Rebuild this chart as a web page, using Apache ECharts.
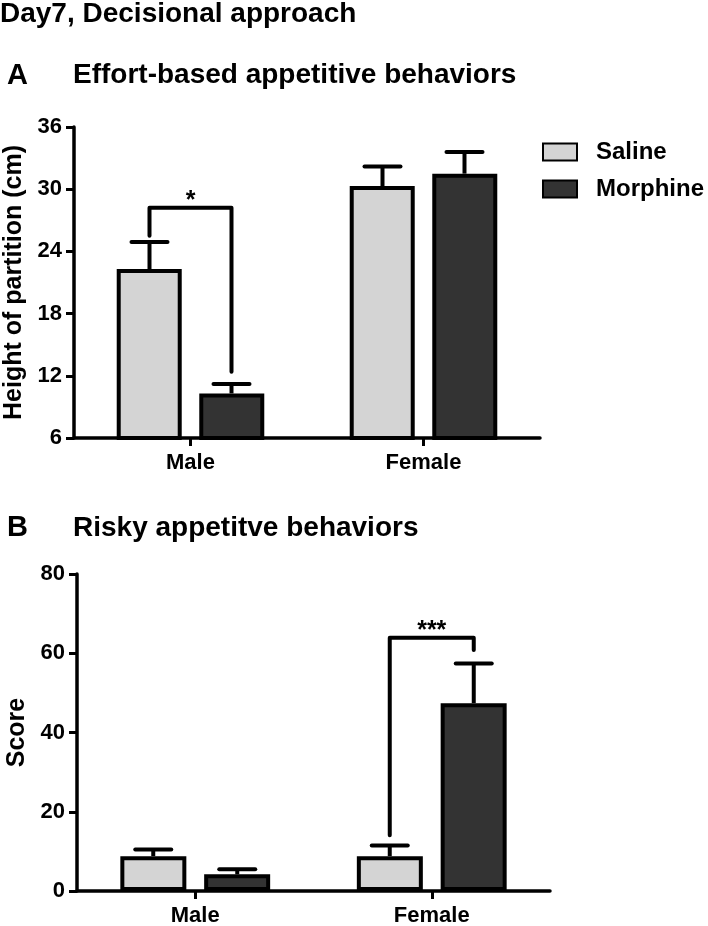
<!DOCTYPE html>
<html>
<head>
<meta charset="utf-8">
<script src="https://cdn.jsdelivr.net/npm/echarts@6/dist/echarts.min.js"></script>
<style>
html,body{margin:0;padding:0;background:#fff;}
#chart{width:708px;height:926px;}
</style>
</head>
<body>
<div id="chart"></div>
<script>
// ---- data ----
const categories = ['Male', 'Female'];
const seriesNames = ['Saline', 'Morphine'];

// Panel A: Effort-based appetitive behaviors (Height of partition, cm)
const aSaline = [22.3, 30.3];
const aMorphine = [10.3, 31.5];
const aSalineErr = [24.9, 32.2];
const aMorphineErr = [11.2, 33.6];
const aTicks = [6, 12, 18, 24, 30, 36];
// bracket: [category, leftBottom, top, rightBottom, label]
const aBracket = [0, 25.5, 28.2, 12.4, '*'];

// Panel B: Risky appetitive behaviors (Score)
const bSaline = [8.8, 8.8];
const bMorphine = [4.2, 47.4];
const bSalineErr = [10.5, 11.5];
const bMorphineErr = [5.5, 57.4];
const bTicks = [0, 20, 40, 60, 80];
const bBracket = [1, 14.1, 63.9, 60.8, '***'];

// ---- chart ----
const FONT = '"Liberation Sans", Arial, Helvetica, sans-serif';
const chart = echarts.init(document.getElementById('chart'), null, {renderer: 'canvas'});

const salineColor = '#d4d4d4';
const morphineColor = '#333333';

function errSeries(name, means, errs, gridIdx, offset) {
  return {
    type: 'custom',
    name: name + ' SEM',
    xAxisIndex: gridIdx, yAxisIndex: gridIdx,
    z: 5,
    silent: true,
    data: means.map((m, i) => [i, m, errs[i]]),
    renderItem: function (params, api) {
      const c = api.coord([api.value(0), api.value(1)]);
      const e = api.coord([api.value(0), api.value(2)]);
      const x = c[0] + offset;
      const cap = 18;
      return {
        type: 'group',
        children: [
          {type: 'line', shape: {x1: x, y1: c[1], x2: x, y2: e[1]}, style: {stroke: '#000', lineWidth: 4}},
          {type: 'line', shape: {x1: x - cap, y1: e[1], x2: x + cap, y2: e[1]}, style: {stroke: '#000', lineWidth: 4, lineCap: 'round'}}
        ]
      };
    }
  };
}

function bracketSeries(br, gridIdx, offset) {
  return {
    type: 'custom',
    name: 'sig' + gridIdx,
    xAxisIndex: gridIdx, yAxisIndex: gridIdx,
    z: 6,
    silent: true,
    data: [[br[0], br[1], br[2], br[3]]],
    renderItem: function (params, api) {
      const cat = api.value(0);
      const lb = api.coord([cat, api.value(1)]);
      const tp = api.coord([cat, api.value(2)]);
      const rb = api.coord([cat, api.value(3)]);
      const xl = lb[0] - offset, xr = lb[0] + offset;
      return {
        type: 'group',
        children: [
          {type: 'polyline', shape: {points: [[xl, lb[1]], [xl, tp[1]], [xr, tp[1]], [xr, rb[1]]]},
           style: {stroke: '#000', lineWidth: 4, fill: null, lineCap: 'round', lineJoin: 'round'}},
          {type: 'text', style: {text: br[4], x: (xl + xr) / 2, y: tp[1] - 7, align: 'center', verticalAlign: 'middle',
            fontSize: 25, fontWeight: 'bold', fontFamily: FONT, fill: '#000'}}
        ]
      };
    }
  };
}

function barSeries(name, data, gridIdx, color, width) {
  return {
    type: 'bar',
    name: name,
    xAxisIndex: gridIdx, yAxisIndex: gridIdx,
    data: data,
    barWidth: width,
    barGap: '27%',
    itemStyle: {color: color, borderColor: '#000', borderWidth: 4},
    emphasis: {disabled: true}
  };
}

const axisLineStyle = {show: true, lineStyle: {color: '#000', width: 3.5}};
const tickStyle = {show: true, length: 8, lineStyle: {color: '#000', width: 3}};
const labelStyle = {color: '#000', fontSize: 22, fontWeight: 'bold', fontFamily: FONT};

function xAxis(gridIdx) {
  return {
    type: 'category', gridIndex: gridIdx, data: categories,
    axisLine: axisLineStyle,
    axisTick: Object.assign({alignWithLabel: true}, tickStyle),
    axisLabel: Object.assign({margin: 14}, labelStyle),
    splitLine: {show: false}
  };
}
function yAxis(gridIdx, ticks, name) {
  return {
    type: 'value', gridIndex: gridIdx,
    min: ticks[0], max: ticks[ticks.length - 1], interval: ticks[1] - ticks[0],
    name: name, nameLocation: 'middle', nameGap: 46,
    nameTextStyle: {color: '#000', fontSize: 25, fontWeight: 'bold', fontFamily: FONT},
    axisLine: axisLineStyle,
    axisTick: tickStyle,
    axisLabel: Object.assign({margin: 12}, labelStyle),
    splitLine: {show: false}
  };
}

const titleStyle = (size) => ({color: '#000', fontSize: size, fontWeight: 'bold', fontFamily: FONT});

const option = {
  backgroundColor: '#fff',
  animation: false,
  title: [
    {text: 'Day7, Decisional approach', left: 0, top: 0, padding: 0, textStyle: titleStyle(28)},
    {text: 'A', left: 7, top: 61, padding: 0, textStyle: titleStyle(29)},
    {text: 'Effort-based appetitive behaviors', left: 73, top: 61, padding: 0, textStyle: titleStyle(28)},
    {text: 'B', left: 7, top: 513, padding: 0, textStyle: titleStyle(29)},
    {text: 'Risky appetitve behaviors', left: 73, top: 514, padding: 0, textStyle: titleStyle(28)}
  ],
  legend: {
    data: seriesNames,
    orient: 'vertical',
    left: 542, top: 140,
    padding: 0,
    itemWidth: 34, itemHeight: 17,
    itemGap: 13,
    icon: 'rect',
    selectedMode: false,
    textStyle: {color: '#000', fontSize: 24, fontWeight: 'bold', fontFamily: FONT, padding: [0, 0, 0, 14]}
  },
  grid: [
    {left: 74, top: 127, width: 466, height: 311, outerBoundsMode: 'none', containLabel: false},
    {left: 77, top: 574, width: 473, height: 317, outerBoundsMode: 'none', containLabel: false}
  ],
  xAxis: [xAxis(0), xAxis(1)],
  yAxis: [yAxis(0, aTicks, 'Height of partition (cm)'), yAxis(1, bTicks, 'Score')],
  series: [
    barSeries('Saline', aSaline, 0, salineColor, 65),
    barSeries('Morphine', aMorphine, 0, morphineColor, 65),
    barSeries('Saline', bSaline, 1, salineColor, 66),
    barSeries('Morphine', bMorphine, 1, morphineColor, 66),
    errSeries('Saline', aSaline, aSalineErr, 0, -41),
    errSeries('Morphine', aMorphine, aMorphineErr, 0, 41),
    errSeries('Saline', bSaline, bSalineErr, 1, -42),
    errSeries('Morphine', bMorphine, bMorphineErr, 1, 42),
    bracketSeries(aBracket, 0, 41),
    bracketSeries(bBracket, 1, 42)
  ]
};
chart.setOption(option);
</script>
</body>
</html>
******************************
- **WORK INSTRUCTIONS**
Extract every line of the data exactly; pictures stay out.

- **REPLY TO THE EXERCISE**
Rebuild this chart as a web page, using Apache ECharts.
<!DOCTYPE html>
<html>
<head>
<meta charset="utf-8">
<script src="https://cdn.jsdelivr.net/npm/echarts@6/dist/echarts.min.js"></script>
<style>
html,body{margin:0;padding:0;background:#fff;}
#chart{width:708px;height:926px;}
</style>
</head>
<body>
<div id="chart"></div>
<script>
// ---- data ----
const categories = ['Male', 'Female'];
const seriesNames = ['Saline', 'Morphine'];

// Panel A: Effort-based appetitive behaviors (Height of partition, cm)
const aSaline = [22.3, 30.3];
const aMorphine = [10.3, 31.5];
const aSalineErr = [24.9, 32.2];
const aMorphineErr = [11.2, 33.6];
const aTicks = [6, 12, 18, 24, 30, 36];
// bracket: [category, leftBottom, top, rightBottom, label]
const aBracket = [0, 25.5, 28.2, 12.4, '*'];

// Panel B: Risky appetitive behaviors (Score)
const bSaline = [8.8, 8.8];
const bMorphine = [4.2, 47.4];
const bSalineErr = [10.5, 11.5];
const bMorphineErr = [5.5, 57.4];
const bTicks = [0, 20, 40, 60, 80];
const bBracket = [1, 14.1, 63.9, 60.8, '***'];

// ---- chart ----
const FONT = '"Liberation Sans", Arial, Helvetica, sans-serif';
const chart = echarts.init(document.getElementById('chart'), null, {renderer: 'canvas'});

const salineColor = '#d4d4d4';
const morphineColor = '#333333';

function errSeries(name, means, errs, gridIdx, offset) {
  return {
    type: 'custom',
    name: name + ' SEM',
    xAxisIndex: gridIdx, yAxisIndex: gridIdx,
    z: 5,
    silent: true,
    data: means.map((m, i) => [i, m, errs[i]]),
    renderItem: function (params, api) {
      const c = api.coord([api.value(0), api.value(1)]);
      const e = api.coord([api.value(0), api.value(2)]);
      const x = c[0] + offset;
      const cap = 18;
      return {
        type: 'group',
        children: [
          {type: 'line', shape: {x1: x, y1: c[1], x2: x, y2: e[1]}, style: {stroke: '#000', lineWidth: 4}},
          {type: 'line', shape: {x1: x - cap, y1: e[1], x2: x + cap, y2: e[1]}, style: {stroke: '#000', lineWidth: 4, lineCap: 'round'}}
        ]
      };
    }
  };
}

function bracketSeries(br, gridIdx, offset) {
  return {
    type: 'custom',
    name: 'sig' + gridIdx,
    xAxisIndex: gridIdx, yAxisIndex: gridIdx,
    z: 6,
    silent: true,
    data: [[br[0], br[1], br[2], br[3]]],
    renderItem: function (params, api) {
      const cat = api.value(0);
      const lb = api.coord([cat, api.value(1)]);
      const tp = api.coord([cat, api.value(2)]);
      const rb = api.coord([cat, api.value(3)]);
      const xl = lb[0] - offset, xr = lb[0] + offset;
      return {
        type: 'group',
        children: [
          {type: 'polyline', shape: {points: [[xl, lb[1]], [xl, tp[1]], [xr, tp[1]], [xr, rb[1]]]},
           style: {stroke: '#000', lineWidth: 4, fill: null, lineCap: 'round', lineJoin: 'round'}},
          {type: 'text', style: {text: br[4], x: (xl + xr) / 2, y: tp[1] - 7, align: 'center', verticalAlign: 'middle',
            fontSize: 25, fontWeight: 'bold', fontFamily: FONT, fill: '#000'}}
        ]
      };
    }
  };
}

function barSeries(name, data, gridIdx, color, width) {
  return {
    type: 'bar',
    name: name,
    xAxisIndex: gridIdx, yAxisIndex: gridIdx,
    data: data,
    barWidth: width,
    barGap: '27%',
    itemStyle: {color: color, borderColor: '#000', borderWidth: 4},
    emphasis: {disabled: true}
  };
}

const axisLineStyle = {show: true, lineStyle: {color: '#000', width: 3.5}};
const tickStyle = {show: true, length: 8, lineStyle: {color: '#000', width: 3}};
const labelStyle = {color: '#000', fontSize: 22, fontWeight: 'bold', fontFamily: FONT};

function xAxis(gridIdx) {
  return {
    type: 'category', gridIndex: gridIdx, data: categories,
    axisLine: axisLineStyle,
    axisTick: Object.assign({alignWithLabel: true}, tickStyle),
    axisLabel: Object.assign({margin: 14}, labelStyle),
    splitLine: {show: false}
  };
}
function yAxis(gridIdx, ticks, name) {
  return {
    type: 'value', gridIndex: gridIdx,
    min: ticks[0], max: ticks[ticks.length - 1], interval: ticks[1] - ticks[0],
    name: name, nameLocation: 'middle', nameGap: 46,
    nameTextStyle: {color: '#000', fontSize: 25, fontWeight: 'bold', fontFamily: FONT},
    axisLine: axisLineStyle,
    axisTick: tickStyle,
    axisLabel: Object.assign({margin: 12}, labelStyle),
    splitLine: {show: false}
  };
}

const titleStyle = (size) => ({color: '#000', fontSize: size, fontWeight: 'bold', fontFamily: FONT});

const option = {
  backgroundColor: '#fff',
  animation: false,
  title: [
    {text: 'Day7, Decisional approach', left: 0, top: 0, padding: 0, textStyle: titleStyle(28)},
    {text: 'A', left: 7, top: 61, padding: 0, textStyle: titleStyle(29)},
    {text: 'Effort-based appetitive behaviors', left: 73, top: 61, padding: 0, textStyle: titleStyle(28)},
    {text: 'B', left: 7, top: 513, padding: 0, textStyle: titleStyle(29)},
    {text: 'Risky appetitve behaviors', left: 73, top: 514, padding: 0, textStyle: titleStyle(28)}
  ],
  legend: {
    data: seriesNames,
    orient: 'vertical',
    left: 542, top: 140,
    padding: 0,
    itemWidth: 34, itemHeight: 17,
    itemGap: 13,
    icon: 'rect',
    selectedMode: false,
    textStyle: {color: '#000', fontSize: 24, fontWeight: 'bold', fontFamily: FONT, padding: [0, 0, 0, 14]}
  },
  grid: [
    {left: 74, top: 127, width: 466, height: 311, outerBoundsMode: 'none', containLabel: false},
    {left: 77, top: 574, width: 473, height: 317, outerBoundsMode: 'none', containLabel: false}
  ],
  xAxis: [xAxis(0), xAxis(1)],
  yAxis: [yAxis(0, aTicks, 'Height of partition (cm)'), yAxis(1, bTicks, 'Score')],
  series: [
    barSeries('Saline', aSaline, 0, salineColor, 65),
    barSeries('Morphine', aMorphine, 0, morphineColor, 65),
    barSeries('Saline', bSaline, 1, salineColor, 66),
    barSeries('Morphine', bMorphine, 1, morphineColor, 66),
    errSeries('Saline', aSaline, aSalineErr, 0, -41),
    errSeries('Morphine', aMorphine, aMorphineErr, 0, 41),
    errSeries('Saline', bSaline, bSalineErr, 1, -42),
    errSeries('Morphine', bMorphine, bMorphineErr, 1, 42),
    bracketSeries(aBracket, 0, 41),
    bracketSeries(bBracket, 1, 42)
  ]
};
chart.setOption(option);
</script>
</body>
</html>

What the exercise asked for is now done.